Today’s AJC piece about the passage of the bill contains a good general description of it for those who have not followed it closely. I would strongly recommend reading some of the expert comments appended to the end of the piece, in particular:

“We know this bill is not going to create a single job. When has the General Assembly become so anti-economic development? If Sunday alcohol sales is what they hang their hat on for economic development, that’s pretty sad.”

— Bryan Tolar, president of the Georgia Agribusiness Council. The council argued the bill would have the greatest impact on farmers who would be forced to buy new equipment to comply with the law

and:

“I travel to Germany six times a year on economic development missions and I have also gone on economic development missions to other places in the world and I am absolutely sure it will harm our reputation. I have seen what the reaction was throughout the world to the law in Arizona. The world will react in same way to the law in Georgia.”

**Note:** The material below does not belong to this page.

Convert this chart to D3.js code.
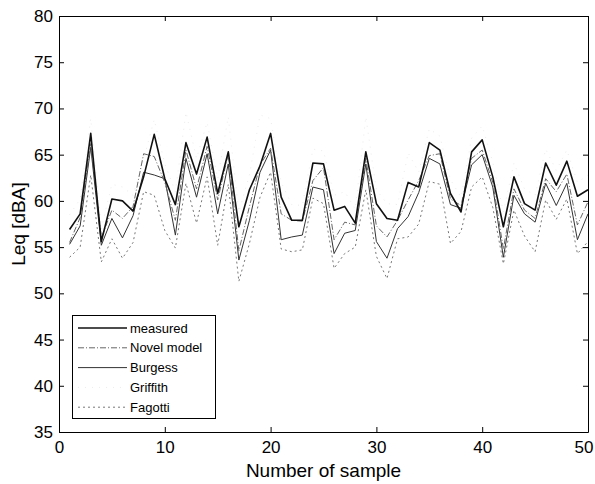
<!DOCTYPE html>
<html>
<head>
<meta charset="utf-8">
<script src="https://cdn.jsdelivr.net/npm/d3@7"></script>
<style>
  html, body { margin: 0; padding: 0; background: #fff; }
  svg { display: block; font-family: "Liberation Sans", Arial, sans-serif; }
</style>
</head>
<body>
<svg id="chart" width="595" height="484"></svg>
<script>
// ---- data ----
const samples = d3.range(1, 51);
const measured = [56.9, 58.6, 67.3, 55.6, 60.2, 60.0, 58.9, 62.6, 67.2, 62.4,
  59.6, 66.3, 62.9, 66.9, 60.8, 65.3, 57.2, 61.2, 63.8, 67.3,
  60.4, 57.9, 57.9, 64.1, 64.0, 59.0, 59.4, 57.6, 65.3, 59.7,
  58.1, 57.9, 62.0, 61.5, 66.3, 65.5, 60.8, 58.8, 65.3, 66.6,
  62.6, 57.2, 62.6, 59.7, 59.0, 64.1, 61.7, 64.3, 60.5, 61.2];
const novelModel = [55.5, 58.2, 66.2, 56.0, 59.0, 58.1, 59.4, 65.1, 64.8, 62.0,
  57.9, 65.5, 61.3, 65.9, 60.1, 65.1, 54.6, 59.4, 63.9, 65.7,
  58.6, 57.9, 57.8, 62.2, 63.6, 55.8, 57.7, 57.4, 64.6, 57.3,
  56.1, 57.9, 60.1, 62.2, 64.9, 65.1, 60.2, 59.5, 64.6, 65.5,
  62.0, 54.8, 61.3, 59.0, 58.1, 62.4, 61.0, 62.9, 57.4, 59.9];
const burgess = [55.3, 57.3, 65.8, 55.2, 58.1, 56.0, 58.4, 63.1, 62.8, 62.4,
  56.3, 64.6, 60.4, 65.1, 58.6, 64.0, 53.6, 57.9, 63.1, 65.5,
  55.8, 56.1, 56.3, 61.5, 61.2, 54.3, 56.5, 56.8, 64.0, 55.6,
  53.8, 57.0, 58.3, 60.9, 64.6, 64.0, 59.6, 59.2, 63.9, 65.0,
  61.5, 53.9, 60.6, 58.6, 57.7, 61.9, 59.5, 61.9, 55.8, 58.6];
const griffith = [58.5, 60.2, 68.9, 57.0, 61.8, 61.5, 60.6, 64.5, 68.8, 64.0,
  61.0, 69.6, 64.6, 68.5, 62.4, 69.1, 58.8, 62.8, 69.3, 68.9,
  62.0, 59.6, 59.5, 65.6, 65.4, 60.6, 61.0, 59.1, 69.1, 61.2,
  59.7, 59.6, 65.2, 63.1, 67.8, 67.0, 62.3, 60.4, 66.8, 68.1,
  64.2, 58.8, 64.1, 61.3, 60.6, 65.6, 63.3, 65.5, 62.0, 62.8];
const fagotti = [53.9, 55.0, 62.8, 53.4, 55.9, 53.8, 55.5, 61.0, 60.6, 56.8,
  54.9, 61.9, 57.6, 62.6, 55.2, 61.8, 51.3, 55.4, 60.4, 63.1,
  54.8, 54.5, 54.7, 60.3, 59.7, 52.7, 54.3, 55.0, 61.2, 54.0,
  51.6, 55.9, 56.1, 57.5, 62.1, 61.8, 55.4, 56.7, 61.5, 62.6,
  59.3, 53.2, 59.0, 56.2, 54.5, 60.1, 58.0, 60.2, 54.3, 55.6];
const seriesNames = ["measured", "Novel model", "Burgess", "Griffith", "Fagotti"];
const xTicks = [0, 10, 20, 30, 40, 50];
const yTicks = [35, 40, 45, 50, 55, 60, 65, 70, 75, 80];

// styles (kept separate from data)
const styles = {
  "measured":    { color: "#111", width: 1.6, dash: null },
  "Novel model": { color: "#666", width: 1.0, dash: "6,2,1,2" },
  "Burgess":     { color: "#333", width: 1.0, dash: null },
  "Griffith":    { color: "#ececec", width: 1.0, dash: "1,6" },
  "Fagotti":     { color: "#777", width: 1.0, dash: "2,3" }
};
const seriesData = {
  "measured": measured, "Novel model": novelModel, "Burgess": burgess,
  "Griffith": griffith, "Fagotti": fagotti
};

const svg = d3.select("#chart");
const L = 59, R = 588, T = 16, B = 432;
const x = d3.scaleLinear().domain([0, 50]).range([L, R]);
const y = d3.scaleLinear().domain([35, 80]).range([B, T]);

// lines (draw back to front)
const line = d3.line().x((d, i) => x(samples[i])).y(d => y(d));
["Griffith", "Fagotti", "Burgess", "Novel model", "measured"].forEach(name => {
  const s = styles[name];
  svg.append("path")
    .datum(seriesData[name])
    .attr("fill", "none")
    .attr("stroke", s.color)
    .attr("stroke-width", s.width)
    .attr("stroke-dasharray", s.dash)
    .attr("stroke-linejoin", "round")
    .attr("d", line);
});

// axes (MATLAB-like inward ticks, full box)
const tick = 5;
const fs = "17px";
const gB = svg.append("g").attr("transform", `translate(0,${B})`)
  .call(d3.axisBottom(x).tickValues(xTicks).tickSize(-tick).tickPadding(9).tickSizeOuter(0));
const gT = svg.append("g").attr("transform", `translate(0,${T})`)
  .call(d3.axisTop(x).tickValues(xTicks).tickSize(-tick).tickFormat("").tickSizeOuter(0));
const gL = svg.append("g").attr("transform", `translate(${L},0)`)
  .call(d3.axisLeft(y).tickValues(yTicks).tickSize(-tick).tickPadding(6).tickSizeOuter(0));
const gR = svg.append("g").attr("transform", `translate(${R},0)`)
  .call(d3.axisRight(y).tickValues(yTicks).tickSize(-tick).tickFormat("").tickSizeOuter(0));
[gB, gT, gL, gR].forEach(g => {
  g.selectAll(".domain").attr("stroke", "#000").attr("stroke-width", 1);
  g.selectAll(".tick line").attr("stroke", "#000");
  g.selectAll("text").attr("fill", "#000").style("font-size", fs)
    .style("font-family", "'Liberation Sans', Arial, sans-serif");
});
// keep the last x tick label inside the picture
gB.selectAll(".tick text").filter(d => d === 50).attr("text-anchor", "end").attr("dx", "5");

// axis labels
svg.append("text")
  .attr("x", (L + R) / 2).attr("y", 477)
  .attr("text-anchor", "middle")
  .style("font-size", "19px").attr("fill", "#000")
  .text("Number of sample");
svg.append("text")
  .attr("transform", `translate(25,${(T + B) / 2}) rotate(-90)`)
  .attr("text-anchor", "middle")
  .style("font-size", "19px").attr("fill", "#000")
  .text("Leq [dBA]");

// legend
const lg = svg.append("g");
lg.append("rect")
  .attr("x", 72.5).attr("y", 315.5).attr("width", 143).attr("height", 103)
  .attr("fill", "#fff").attr("stroke", "#000").attr("stroke-width", 1);
seriesNames.forEach((name, i) => {
  const s = styles[name];
  const cy = 328 + i * 19.8;
  lg.append("line")
    .attr("x1", 78).attr("x2", 127).attr("y1", cy).attr("y2", cy)
    .attr("stroke", s.color).attr("stroke-width", s.width)
    .attr("stroke-dasharray", s.dash);
  lg.append("text")
    .attr("x", 130).attr("y", cy).attr("dy", "0.35em")
    .style("font-size", "13px").attr("fill", "#000")
    .text(name);
});
</script>
</body>
</html>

— Teri A. Simmons, business recruiter at Atlanta-based law firm Arnall Golden Gregory, who thinks the immigration bill harms Georgia’s international business reputation.

In an earlier post, I tried to debunk some of the myths about the economic impact of illegal immigrants. That post also cites and links to arguments of conservatives who opposed the bill. The larger economic impact might be the one Teri Simmons notes in that last quote. With the passage of this bill, Georgia has hurt its national and international reputation. Don’t be surprised to see canceled conventions and less interest in the state from multinational corporations, especially those that work closely with the Spanish-speaking world.

So will Governor Deal sign it? Having run on a platform that included just such a bill, he pretty much has to. At the same time, he has been weirdly silent about the shape of the bill through the messy legislative process. Perhaps he, like some fellow Republicans, have had second thoughts because of the potential extreme negative impact on farming in Georgia. Or perhaps he’d rather see the fate of the Arizona bill in the federal courts before pushing Georgia along the same path. Deal might have wished for the current bill simply to vanish, but now that it’s in front of him, I think he has little choice but so sign it. And then let’s watch all the unintended — but entirely predictable — consequences unfold.